On Pete’s ongoing affair: Before the show’s fifth season began, Weiner told Kartheiser that his Pete Campbell “would be looking for a mistress” this year. As the actor has come to see it, his character is seeking to feel handsome and desired again, much as he says in the finale. To hear Weiner tell it, the character is uncomfortable with success, and he’s having a lot of it as the firm’s breadwinner. “He really has made it,” explains Weiner, “and I think he really, really wants to change the way he feels.”

On Joan accepting the indecent proposal: Just as Hendricks’ suggested in this week’s Hollywood Reporter cover story, she’s still torn about her character’s decision to sleep with a Jaguar dealer in exchange for partner status at Sterling Cooper Draper Pryce.
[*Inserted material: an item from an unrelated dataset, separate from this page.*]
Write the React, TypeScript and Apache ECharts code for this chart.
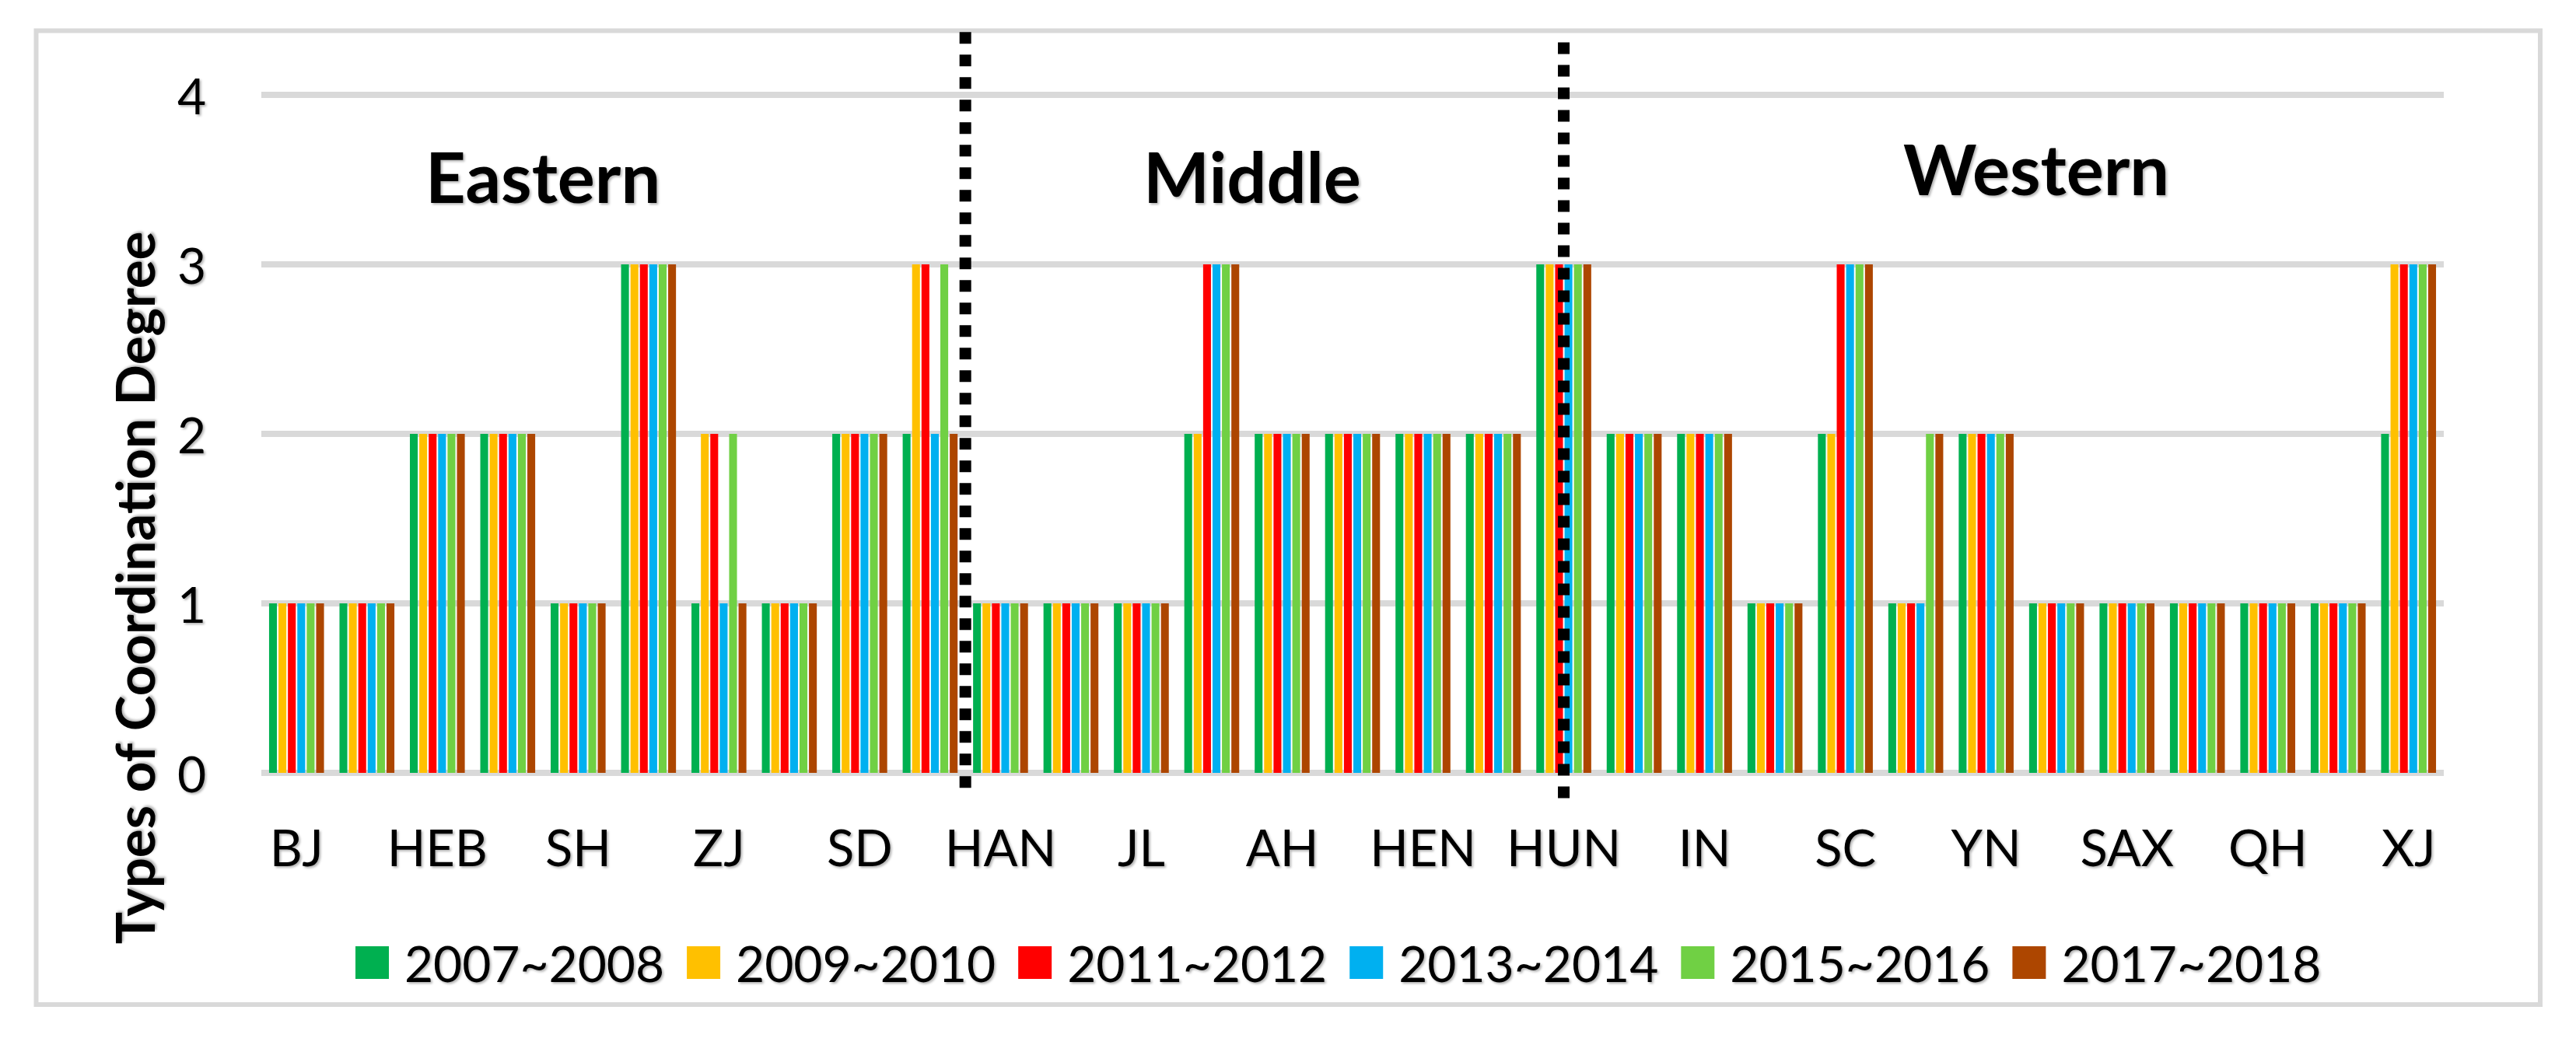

Still, she recognizes why Joan -- a single mother supporting a child entirely on her own -- did what she did, suggesting her character is “such a tiger mother.” Weiner chimes in to voice his surprise with the debate the episode has generated, particularly given Joan’s past decisions: “People who think this is out of character haven’t watched the show,” he says, adding “I don’t think you’d judge her for a second if she were a guy.”

On the Nancy Sinatra song, ‘You Only Live Twice’: Weiner had almost used the Sinatra song at the end of the pilot, and has been waiting ever since for the right time. He selected it to round out the finale episode because, as he sees it, the lyrics say so much about Don and the rest of the cast.